BishopAccountability.org

Church of England ‘Colluded’ With Bishop to Hide Sex Abuse, Report Says

By Dan Bilefsky
New York Times
June 22, 2017

https://www.nytimes.com/2017/06/22/world/europe/church-of-england-colluded-with-bishop-to-hide-sex-abuse-report-says.html

The Most. Rev. Justin Welby, the archbishop of Canterbury, asked Lord Carey to resign from his position with the Diocese of Oxford after a report on sexual abuse within the Church of England.
Photo by Chris Ratcliffe

Peter Ball, the former bishop of Lewes and Gloucester, was found guilty in 2015 of misconduct in public office and of committing indecent assaults against 18 victims over a 15-year period. Mr. Ball was released from prison in February.
Photo by John Stillwell

LONDON — Senior people in the Church of England “colluded” over two decades with a bishop to help cover up his serial abuse of young men and boys, an independent review found on Thursday.

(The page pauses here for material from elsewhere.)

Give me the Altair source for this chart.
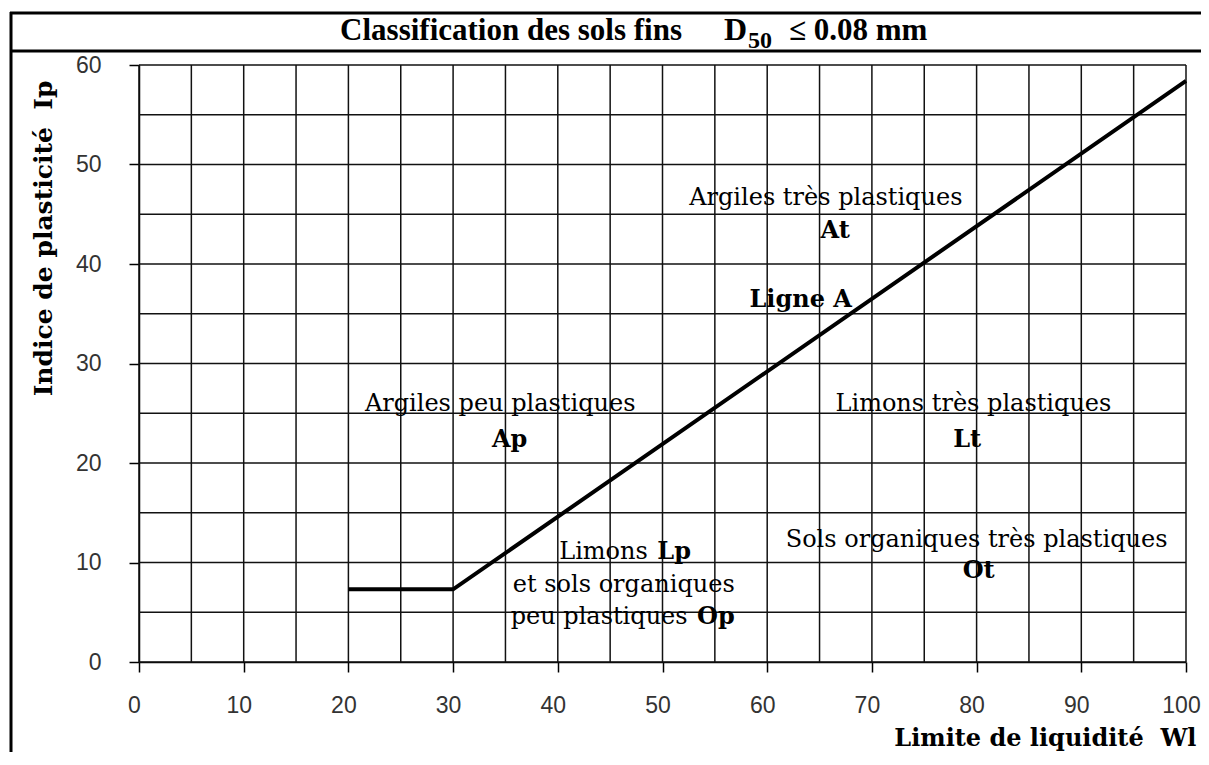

The unsparing report, titled “An Abuse of Faith,” centers on Peter Ball, the former bishop of Lewes and Gloucester, who was convicted in 2015 of misconduct in public office and of indecent assaults against 18 victims over a 15-year period from the late 1970s to the early 1990s. Now 85, Mr. Ball was released from prison in February after serving half his 32-month sentence.

Overseen by Dame Moira Gibb, a former social worker, the report shines an uncomfortable light at the highest echelons of the church. The report was commissioned by the archbishop of Canterbury, the Most Rev. Justin Welby, who called it “harrowing reading.”

Among the report’s most damning criticisms is its rebuke of the former archbishop of Canterbury, Lord Carey, now the honorary assistant bishop in the Diocese of Oxford. It accuses him of setting “the tone for the church’s response to Mr. Ball’s crimes” and enabling Mr. Ball’s declarations of innocence to be accepted, even as victims and members of the public came forward to expose abuse by the former bishop.

Mr. Ball refused to meet officials conducting the review or to submit a written statement.

The report said that despite the efforts of victims and witnesses to report the abuse, the church allowed its desire to preserve its reputation to supersede the imperative to help victims.

After the report’s publication, Archbishop Welby asked Lord Carey to resign from his position with the Diocese of Oxford.

Lord Carey said Thursday that the report made for “uncomfortable reading” and he apologized to Mr. Ball’s victims. “I believed Peter Ball’s protestations and gave too little credence to the vulnerable young men and boys behind those allegations.”

According to the report, Mr. Ball, a graduate of Cambridge University, was a charismatic speaker and a frequent visitor to public schools who mentored young men and boys. During his trial, prosecutors said he cajoled and forced young men in his orbit to pray naked, using the cloak of religion to gain their trust.

Mr. Ball resigned as bishop in 1993 after Neil Todd, a 17-year-old aspiring monk, reported abuse to police and church officials that occurred when Mr. Todd was living with Mr. Ball at Bishopscourt, the official residence of the Bishop of Gloucester.

According to the report, Mr. Ball encouraged Mr. Todd to engage in spiritual exercises involving nudity and cold showers and he suggested Mr. Todd agree to be beaten while naked. That was averted in one instance after an intervention by a member of the domestic staff. Eventually, explicit “sexual activity” between Mr. Ball and Mr. Todd ensued, the report says.

Even after his resignation, Mr. Ball was permitted to officiate at churches and to speak at schools. Mr. Todd took his own life in 2012 at the age of 38.

Another of Mr. Ball’s victims, Cliff James, who was 19 at the time he was abused, told the court in 2015 that Mr. Ball had groomed him over many months, insisting that he shower naked in front of him and beating him with a wooden clothes brush.

Dame Moira said the abuse of many boys and men over two decades was “shocking in itself.” But she added in a statement that it was “compounded by the failure of the church to respond appropriately to his misconduct, again over a period of many years.”

“Ball’s priority was to protect and promote himself and he maligned the abused,” she wrote. “The church colluded with that rather than seeking to help those he had harmed, or assuring itself of the safety of others.”

During Mr. Ball’s trial, it emerged that members of the British establishment, among them cabinet ministers, an unnamed member of the royal family and Lord Carey, had intervened to vouch for Mr. Ball with the authorities. The church has been accused of seeking to cover up what it knew about the abuse.

On Thursday, Archbishop Welby apologized to Mr. Ball’s victims and vowed that the church had learned its lessons. “The church colluded and concealed rather than seeking to help those who were brave enough to come forward,” he said in a statement. “This is inexcusable and shocking behavior.”